Visitors are naturally included in the island's life rather than isolated in their own frivolous ghettoes.A stranger who steps into a private garden to photograph an old windmill with a foreground of hollyhocks is not scolded by the garden's owners, but rather invited into the farmhouse to sign the guestbook and view the 18th- and 19th-century porcelain, photos, farm tools, and books the family has collected. An old salt who has been spray painting the hull of a ship so vigorously that his entire face is sprinkled with silver similarly offers to show the island's sights to visitors who take an interest in him.
The sights include the sailing port of Aeroskobeing, which calls itself "the fair-tale town," the sailing and merchant port of Marstal, which could equally call itself a fairy-tale town, and the thatch-roofed farmhouses almost everywhere on the island.
Aeroeskoebing's variegated pastel-colored houses, which crowd the narrow cobblestone streets, have step tile roofs that sweep down almost to within arm's reach of pedestrians. They are of brick or half-timber construction, with antique blue or green doors, curved glass panes, and discreet mirrors fastened outside windows so that a resident sitting in a rocking chair inside can keep tabs on all street activities. The houses are fronted by a profusion of dusty pink or purple hollyhocks growing straight out of the cobblestone.

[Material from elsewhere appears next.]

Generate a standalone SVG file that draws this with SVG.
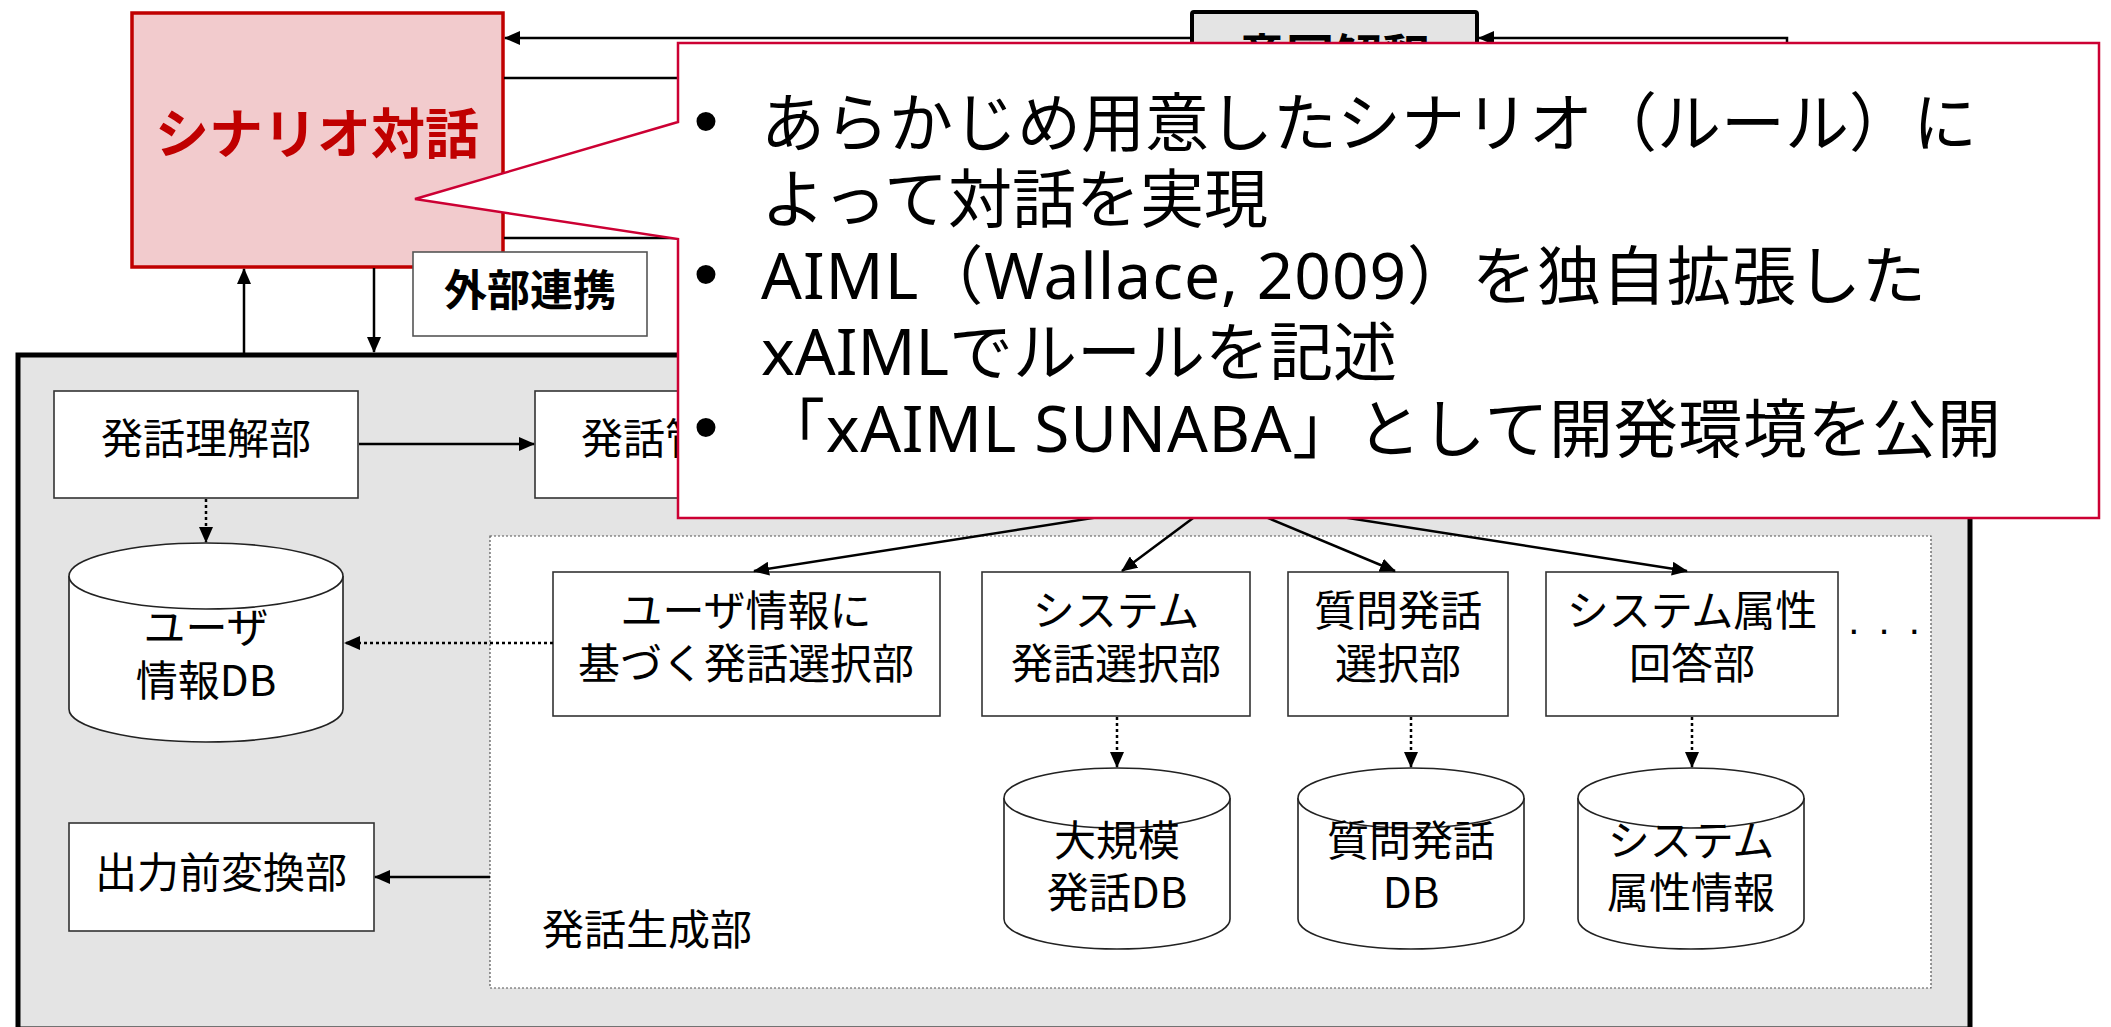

Marstal has the same houses and the same hollyhocks, but it also has a merchant officers' school, an active drydock -- and bearded bench sitters who surely are retired sea captains. Marstal is especially proud that its harbor was built by Aeroe peasants themselves in 1825, after the king had turned down the islanders' request for royal help in constructing one. In the heyday of sailing ships some 400 vessels set out on their voyages from Marstal.

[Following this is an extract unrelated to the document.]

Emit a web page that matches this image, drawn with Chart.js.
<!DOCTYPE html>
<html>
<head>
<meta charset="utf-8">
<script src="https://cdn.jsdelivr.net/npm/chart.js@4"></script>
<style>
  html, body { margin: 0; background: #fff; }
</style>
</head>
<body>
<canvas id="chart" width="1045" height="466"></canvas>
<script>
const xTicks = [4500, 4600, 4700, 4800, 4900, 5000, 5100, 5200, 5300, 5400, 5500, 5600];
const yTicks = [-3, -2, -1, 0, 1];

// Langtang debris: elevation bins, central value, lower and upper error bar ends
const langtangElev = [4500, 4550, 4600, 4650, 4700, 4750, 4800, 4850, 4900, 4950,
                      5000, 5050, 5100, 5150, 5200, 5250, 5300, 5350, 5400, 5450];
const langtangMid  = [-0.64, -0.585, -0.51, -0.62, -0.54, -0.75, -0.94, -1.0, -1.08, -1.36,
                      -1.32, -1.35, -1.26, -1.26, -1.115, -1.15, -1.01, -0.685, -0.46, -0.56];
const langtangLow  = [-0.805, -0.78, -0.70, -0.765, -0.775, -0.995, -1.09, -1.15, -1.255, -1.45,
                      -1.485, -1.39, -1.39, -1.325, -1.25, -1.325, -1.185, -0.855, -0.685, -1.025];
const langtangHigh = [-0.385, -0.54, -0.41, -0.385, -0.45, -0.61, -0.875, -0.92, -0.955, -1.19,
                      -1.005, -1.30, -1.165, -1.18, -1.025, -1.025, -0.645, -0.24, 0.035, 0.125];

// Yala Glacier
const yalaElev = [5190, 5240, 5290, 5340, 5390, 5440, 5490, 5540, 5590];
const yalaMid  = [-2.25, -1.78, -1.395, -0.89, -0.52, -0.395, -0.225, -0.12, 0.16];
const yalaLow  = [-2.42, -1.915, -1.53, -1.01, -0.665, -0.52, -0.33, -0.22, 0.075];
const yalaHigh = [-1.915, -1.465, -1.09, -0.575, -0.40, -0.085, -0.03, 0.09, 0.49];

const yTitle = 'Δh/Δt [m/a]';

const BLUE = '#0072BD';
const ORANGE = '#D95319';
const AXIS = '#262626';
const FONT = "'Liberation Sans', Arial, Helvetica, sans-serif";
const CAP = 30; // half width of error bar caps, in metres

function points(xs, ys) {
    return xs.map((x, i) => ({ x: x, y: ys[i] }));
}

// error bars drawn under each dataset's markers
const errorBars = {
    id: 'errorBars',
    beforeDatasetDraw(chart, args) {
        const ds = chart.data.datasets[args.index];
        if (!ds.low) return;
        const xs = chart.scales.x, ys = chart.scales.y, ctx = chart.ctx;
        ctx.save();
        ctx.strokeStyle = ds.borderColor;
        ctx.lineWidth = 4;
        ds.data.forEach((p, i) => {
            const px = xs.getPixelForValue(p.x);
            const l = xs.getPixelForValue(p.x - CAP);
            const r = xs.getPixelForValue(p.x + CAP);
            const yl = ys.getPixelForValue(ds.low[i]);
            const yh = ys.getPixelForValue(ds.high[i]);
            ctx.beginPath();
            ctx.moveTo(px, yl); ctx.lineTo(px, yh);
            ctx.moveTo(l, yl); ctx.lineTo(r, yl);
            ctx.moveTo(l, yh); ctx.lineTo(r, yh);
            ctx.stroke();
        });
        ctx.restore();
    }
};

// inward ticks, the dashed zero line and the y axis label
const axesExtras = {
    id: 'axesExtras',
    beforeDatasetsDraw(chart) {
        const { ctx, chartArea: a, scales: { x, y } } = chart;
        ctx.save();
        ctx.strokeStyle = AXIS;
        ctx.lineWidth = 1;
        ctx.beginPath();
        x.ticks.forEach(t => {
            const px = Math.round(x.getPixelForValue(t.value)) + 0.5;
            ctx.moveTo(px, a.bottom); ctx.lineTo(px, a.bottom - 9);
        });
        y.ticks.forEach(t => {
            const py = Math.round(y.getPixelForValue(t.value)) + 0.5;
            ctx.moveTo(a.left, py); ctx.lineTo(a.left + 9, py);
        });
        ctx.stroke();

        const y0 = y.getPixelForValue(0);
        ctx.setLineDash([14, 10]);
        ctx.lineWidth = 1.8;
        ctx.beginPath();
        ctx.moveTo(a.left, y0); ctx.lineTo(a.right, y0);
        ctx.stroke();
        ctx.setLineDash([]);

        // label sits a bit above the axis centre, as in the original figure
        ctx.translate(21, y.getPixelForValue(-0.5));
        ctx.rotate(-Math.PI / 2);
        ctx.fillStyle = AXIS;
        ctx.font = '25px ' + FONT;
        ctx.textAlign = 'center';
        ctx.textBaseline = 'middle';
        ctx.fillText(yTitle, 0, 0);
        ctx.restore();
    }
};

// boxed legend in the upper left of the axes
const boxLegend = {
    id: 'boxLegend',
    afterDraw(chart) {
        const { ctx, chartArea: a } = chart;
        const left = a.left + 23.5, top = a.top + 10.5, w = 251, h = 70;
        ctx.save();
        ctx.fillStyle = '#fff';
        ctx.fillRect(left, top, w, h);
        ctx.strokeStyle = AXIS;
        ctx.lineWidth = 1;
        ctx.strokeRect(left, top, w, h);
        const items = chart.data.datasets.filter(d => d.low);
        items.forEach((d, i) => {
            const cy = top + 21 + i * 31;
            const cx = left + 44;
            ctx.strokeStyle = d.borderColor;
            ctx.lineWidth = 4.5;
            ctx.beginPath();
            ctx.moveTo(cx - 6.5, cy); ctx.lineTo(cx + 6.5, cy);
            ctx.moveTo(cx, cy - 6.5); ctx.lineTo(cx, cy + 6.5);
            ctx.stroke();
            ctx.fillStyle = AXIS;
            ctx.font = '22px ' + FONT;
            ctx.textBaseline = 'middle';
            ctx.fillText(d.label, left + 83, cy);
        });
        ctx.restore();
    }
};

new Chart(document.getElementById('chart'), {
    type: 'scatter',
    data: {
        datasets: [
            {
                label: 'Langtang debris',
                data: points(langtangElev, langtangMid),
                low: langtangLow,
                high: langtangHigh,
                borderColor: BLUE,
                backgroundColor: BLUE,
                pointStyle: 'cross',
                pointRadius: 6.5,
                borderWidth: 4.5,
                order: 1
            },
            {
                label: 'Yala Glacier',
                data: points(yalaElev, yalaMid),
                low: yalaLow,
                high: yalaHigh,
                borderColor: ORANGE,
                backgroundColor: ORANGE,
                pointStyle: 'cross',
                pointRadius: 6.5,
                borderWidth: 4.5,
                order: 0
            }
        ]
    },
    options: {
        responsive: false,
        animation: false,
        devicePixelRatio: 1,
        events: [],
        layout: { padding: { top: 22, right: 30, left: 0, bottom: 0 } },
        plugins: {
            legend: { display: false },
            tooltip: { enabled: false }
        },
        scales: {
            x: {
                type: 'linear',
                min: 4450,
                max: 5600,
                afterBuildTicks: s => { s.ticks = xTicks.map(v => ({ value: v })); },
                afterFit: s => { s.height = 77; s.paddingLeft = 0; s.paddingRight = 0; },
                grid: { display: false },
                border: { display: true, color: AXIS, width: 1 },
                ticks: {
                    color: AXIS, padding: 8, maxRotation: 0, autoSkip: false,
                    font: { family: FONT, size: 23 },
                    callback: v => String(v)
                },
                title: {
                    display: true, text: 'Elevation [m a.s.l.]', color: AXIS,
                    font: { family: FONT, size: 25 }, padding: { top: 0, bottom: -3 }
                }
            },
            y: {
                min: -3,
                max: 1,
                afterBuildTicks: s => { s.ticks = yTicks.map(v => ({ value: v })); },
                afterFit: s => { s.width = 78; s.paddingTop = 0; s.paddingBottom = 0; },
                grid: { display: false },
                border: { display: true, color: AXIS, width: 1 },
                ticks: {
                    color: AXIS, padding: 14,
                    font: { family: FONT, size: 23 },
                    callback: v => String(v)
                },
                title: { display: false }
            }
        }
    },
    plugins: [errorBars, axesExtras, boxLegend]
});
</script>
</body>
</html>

As for the farmhouses, they are the gems of the island. Most have trim thatch roofs. Many are built on the old U-shaped layout, with the connected barn and house surrounding a cobblestone or cinder courtyard that is thus shielded from snow and winter cold. All the farmhouses are decorated with gardens overflowing with lavender, hollyhock, or prolific roses.
Tourists may stay overnight in hotels, rooms in private houses, the one youth hostel, or campgrounds. (Campers are advised to bring tents, since it has been known to rain on Aeroe.) One further possibility is arranging to live in a farmhouse through a Danish travel agency.